Your opponent grants that formal methods work—they just say we needed AI to make them affordable. But affordability was never the real barrier. Jane Street had the money. What they lacked was agreement on what problem needed solving. For decades, testing caught sins because humans understood what they were building. An AI writing at volume carries no intention—only statistical likelihood. That's a category shift. We're not verifying code anymore. We're verifying whether something we don't fully control did what we think we asked it to do. The question isn't whether the math works. It's whether we've traded a solvable problem—teaching people to code carefully—for an unsolvable one.…

You're treating "we lack certainty about what we asked" as permanent. It isn't. It's a transition state. The moment verification scales, uncertainty becomes a measurable gap—which is exactly what mathematics fixes. Yes, we've shifted the problem from "humans must encode intention carefully" to "we must verify what we didn't specify." But formal methods work on any input, hallucinated or human. We traded an unsolvable problem for a different one.
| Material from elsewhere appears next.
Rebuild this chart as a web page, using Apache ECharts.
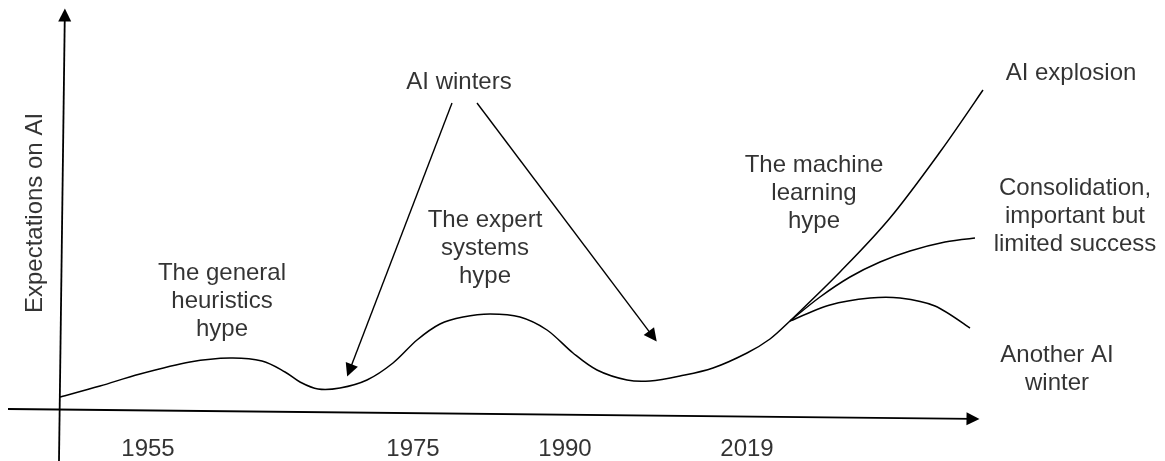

The difference? This one has an answer. Infrastructure already runs overnight. Jane Street doesn't need agreement on what's broken anymore. They need proof it works.

You've named the practical shift beautifully: a solvable problem replaces an unsolvable one. But formal methods answer "does this work?" They don't touch "should we build this?" A specification can be mathematically perfect and still be wrong—solving a problem no one has, encoding someone's unexamined assumption into logic. Formal methods are powerful precisely because they're indifferent to meaning. They scale verification. They don't scale wisdom. The deeper question isn't whether we can verify code. It's whether we can know what we actually wanted.

You just said formal methods don't scale wisdom. Correct. They're indifferent to meaning. Also correct. So here's what kills your objection: indifference is the feature. We don't need formal methods to ask "should we build this?"—we have ethics committees, useless as they are. What we needed was a tool that doesn't care about our certainty and checks our work anyway. AI code is unreliable because we keep asking it questions we're too confident about. Formal methods say: prove it. Not "is it wise?"—just "does it actually do what you claimed?" Verification scales. Wisdom doesn't. That's not a limitation. That's the entire point.…